Stylistically, Bruen throws so many punches so rapidly in this first novel that it's hard to track down influences. Certainly he's read and studied the classics, from Hammett to Ross Macdonald. For California, tho, substitute working class London. And the story is told by a guy Lew Archer didn't get to when he was a troubled adolescent.
Having mentioned faults, I should say that the rythmn of this book seems a bit off to me at times. The sheer impact of the narrative, however, tends to obscure the problem.
I've come away feeling Bruin's peers are more along the lines of Lou Reed and Iggy Pop than any literary school, and this is certainly no slur. Rilke on Black is a short slam dance of a book that casts a rather long shadow, a small canvas with details that emerge long after you've finished the book.
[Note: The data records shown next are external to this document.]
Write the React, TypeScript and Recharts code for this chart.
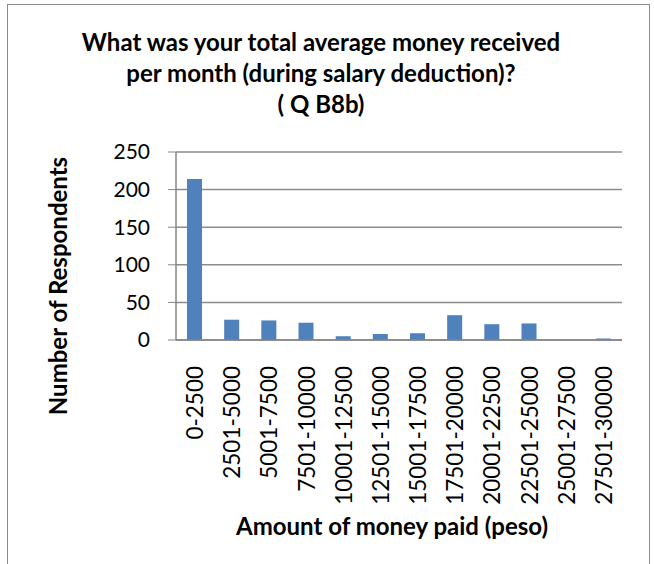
import React from 'react';
import { BarChart, Bar, XAxis, YAxis, CartesianGrid, Label } from 'recharts';

const categories = ['0-2500', '2501-5000', '5001-7500', '7501-10000', '10001-12500', '12501-15000', '15001-17500', '17501-20000', '20001-22500', '22501-25000', '25001-27500', '27501-30000'];
const respondents = [214, 27, 26, 23, 5, 8, 9, 33, 21, 22, 0, 2];
const yTicks = [0, 50, 100, 150, 200, 250];
const titleLines = ['What was your total average money received', 'per month (during salary deduction)?', '( Q B8b)'];
const yLabel = 'Number of Respondents';
const xLabel = 'Amount of money paid (peso)';

const data = categories.map((c, i) => ({ range: c, count: respondents[i] }));

const FONT = 'Lato, "Open Sans", sans-serif';

const XTick = (props: any) => {
  const { x, y, payload } = props;
  return (
    <text x={x} y={y} dx={-18} transform={`rotate(-90, ${x}, ${y})`} textAnchor="end" dominantBaseline="central" fontSize={22.5} fill="#000" fontFamily={FONT}>
      {payload.value}
    </text>
  );
};

export default function App() {
  return (
    <div style={{ position: 'absolute', left: 0, top: 0, width: 654, height: 564, overflow: 'hidden', background: '#fff', fontFamily: FONT }}>
      <div style={{ position: 'absolute', left: 7, top: 4, width: 643, height: 620, border: '1px solid #8c8c8c', boxSizing: 'border-box' }} />
      <div style={{ position: 'absolute', left: 0, top: 26, width: 642, textAlign: 'center', fontWeight: 'bold', fontSize: 24, lineHeight: '31px', color: '#000' }}>
        {titleLines.map((l) => (
          <div key={l}>{l}</div>
        ))}
      </div>
      <BarChart width={654} height={564} data={data} margin={{ top: 152, right: 32, left: 0, bottom: 0 }} style={{ position: 'absolute', left: 0, top: 0 }}>
        <CartesianGrid vertical={false} stroke="#8c8c8c" strokeWidth={1.5} />
        <XAxis dataKey="range" height={224} interval={0} tickLine={false} axisLine={{ stroke: '#868686', strokeWidth: 1.5 }} tick={<XTick />}>
          <Label
            content={(p: any) => {
              const vb = p.viewBox || { x: 176, y: 340, width: 446 };
              return (
                <text x={vb.x + vb.width / 2 - 7} y={525} textAnchor="middle" dominantBaseline="central" fontWeight="bold" fontSize={24} fill="#000" fontFamily={FONT}>
                  {xLabel}
                </text>
              );
            }}
          />
        </XAxis>
        <YAxis width={176} domain={[0, 250]} ticks={yTicks} interval={0} tickSize={8} tickMargin={18} tickLine={{ stroke: '#868686' }} axisLine={{ stroke: '#868686', strokeWidth: 1.5 }} tick={{ fill: '#000', fontSize: 21, fontFamily: FONT }}>
          <Label
            content={(p: any) => {
              const vb = p.viewBox || { y: 152, height: 188 };
              const cy = vb.y + vb.height / 2 + 40;
              return (
                <text x={57} y={cy} transform={`rotate(-90, 57, ${cy})`} textAnchor="middle" dominantBaseline="central" fontWeight="bold" fontSize={24} fill="#000" fontFamily={FONT}>
                  {yLabel}
                </text>
              );
            }}
          />
        </YAxis>
        <Bar dataKey="count" fill="#4f81bd" barSize={15} isAnimationActive={false} />
      </BarChart>
    </div>
  );
}
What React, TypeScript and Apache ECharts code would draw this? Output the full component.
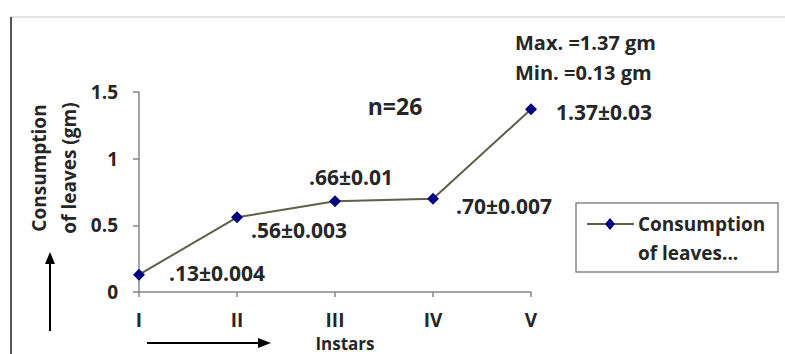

Certainly this isn't mass market stuff. If you appreciate precise, focused prose in a deceptively tight plot with disturbing undertones left and right, however, give Rilke on Black a shot. I feel this is something of a find.
3 of 3 people found the following review helpful:
4.0 out of 5 stars
Excellent Early Bruen, 9 Feb 2008
By Tony Mastrogiorgio - Published on Amazon.com
This review is from: Rilke on Black (Five Star Paperback) (Paperback)
Raymond CHandler once said to an editor that cut a description, claiming that the reader didn't care about that sort of thing, that he was wrong. Atmosphere, observation and feeling were ALL the reader cared about. They just didn't know it.
Which is something to keep in mind about Ken Bruen. Once in a while his plots can feel contrived (and sometimes they are great) but his sense of atmosphere - whether in London or Galway, always among hard men and tough women - never waivers. Rilke on Black is far superior to the similar Her Last Call to Louis McNiece. All Bruen's strengths are on display here. Characters are drawn effortless, with just a few strokes, and feel true to life.
It's great to see Inspector Brandt show up late in the novel, too. He's not yet the full blown creation that is Bruen's best achievement, but this book is a great sign of the things to come.
1 of 1 people found the following review helpful:
4.0 out of 5 stars
Good stuff, 25 July 2010
By Noirguy - Published on Amazon.com
This review is from: Rilke on Black (Five Star Paperback) (Paperback)
Bruen is someone who has such high regard right now I was curious to see what his early work was like and I love this little book. Simple, well told, hard boiled as all get out and with that distinctive Bruen voice. A really great fast read.